Introduction¶

GPU Cluster Manager optimizes and orchestrates the management of GPUs and workloads to accelerate AI development and deployment. The manager provides several key capabilities:

Resource Management: GPU Cluster Manager enables efficient management of GPU and compute resources across on-premises, cloud, and hybrid environments. It allows for dynamic resource allocation based on workload needs, improving utilization and reducing bottlenecks.
Workload Orchestration: Using Kubernetes-based software, GPU Cluster Manager orchestrates containerized AI workloads, including training, inference, and development tasks. It supports various workloads, including KubeFlow, third-party integrations, and typical Kubernetes workloads.
Scheduling and Optimization: Maximizing resource utilization and allowing multiple users to share GPU clusters effectively, GPU Cluster Manager offers advanced scheduling features like fair-share scheduling, GPU pooling, and fractional GPU allocation.
Visibility and Control: GPU Cluster Manager provides dashboards and analytics for monitoring resource usage, workload performance, and overall system health.
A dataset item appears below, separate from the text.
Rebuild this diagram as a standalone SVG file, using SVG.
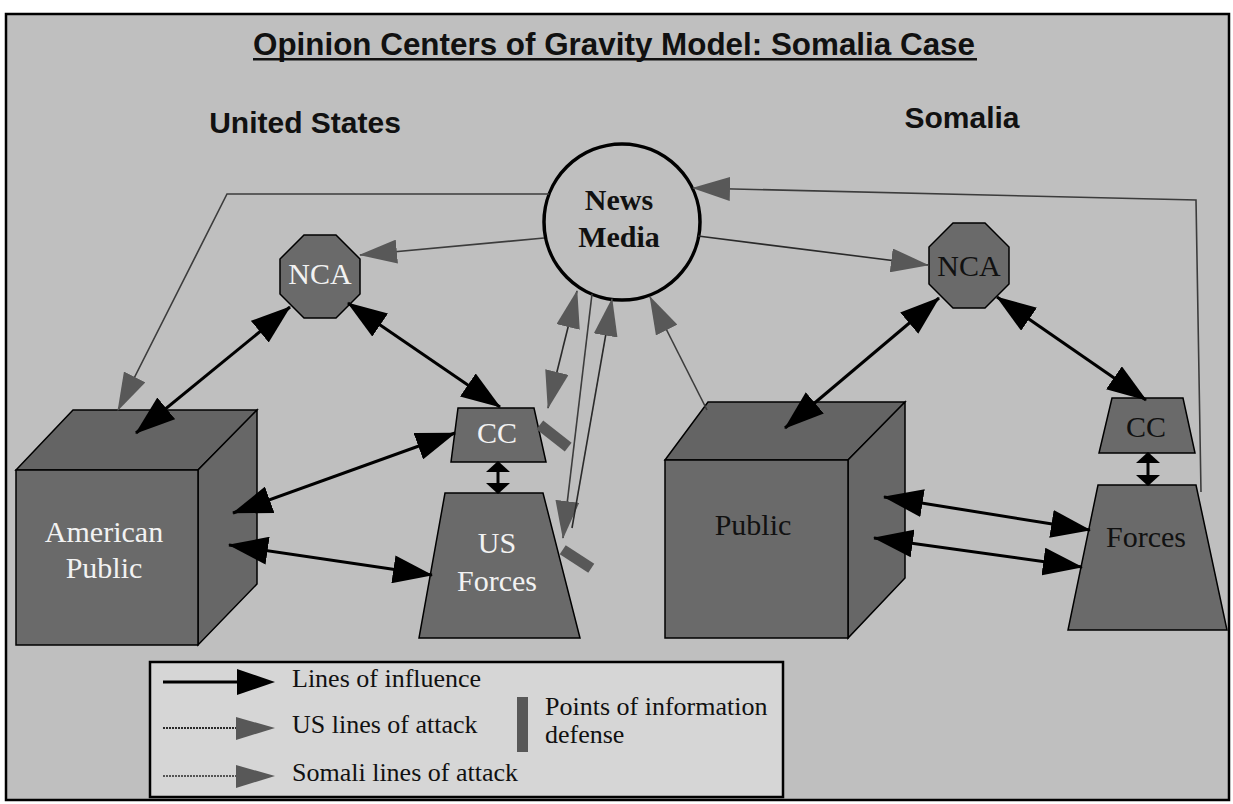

It also offers tools for administrators to set quotas, priorities, and access controls.
Integration and Compatibility: Designed to work seemlessly with NVIDIA's AI Infrastructure (including DGX systems), GPU Cluster Manager integrates with popular AI tools, frameworks, and Kubernetes variants.
Scalability: GPU Cluster Manager is built to handle data-center-scale GPU clusters, supporting enterprises as they scale their AI initiatives.
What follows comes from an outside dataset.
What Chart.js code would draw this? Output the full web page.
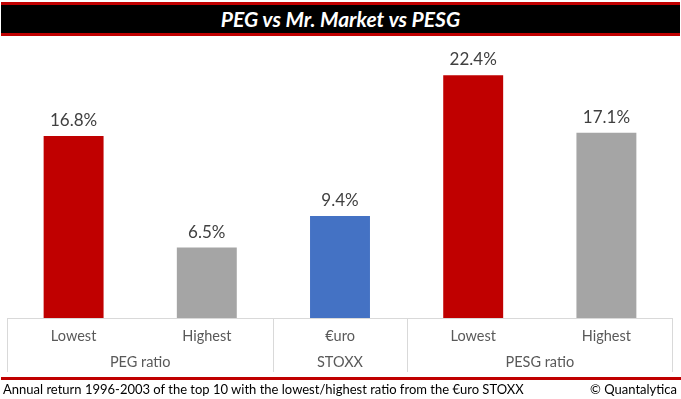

Cost Optimization: By improving resource utilization and providing better visibility into usage patterns, GPU Cluster Manager helps organizations reduce their AI infrastructure costs.
Billing: Usage tracking of infrastructure resources, such as GPUs, allows accurate billing and cross-charging across multiple departments. This efficiently allows unutilized resources from one department to be temporarily used by another and the costs reclaimed.

Overall, the GPU Cluster Manager aims to simplify GPU management, improve resource efficiency, and accelerate AI development cycles for organizations of various sizes across multiple industries.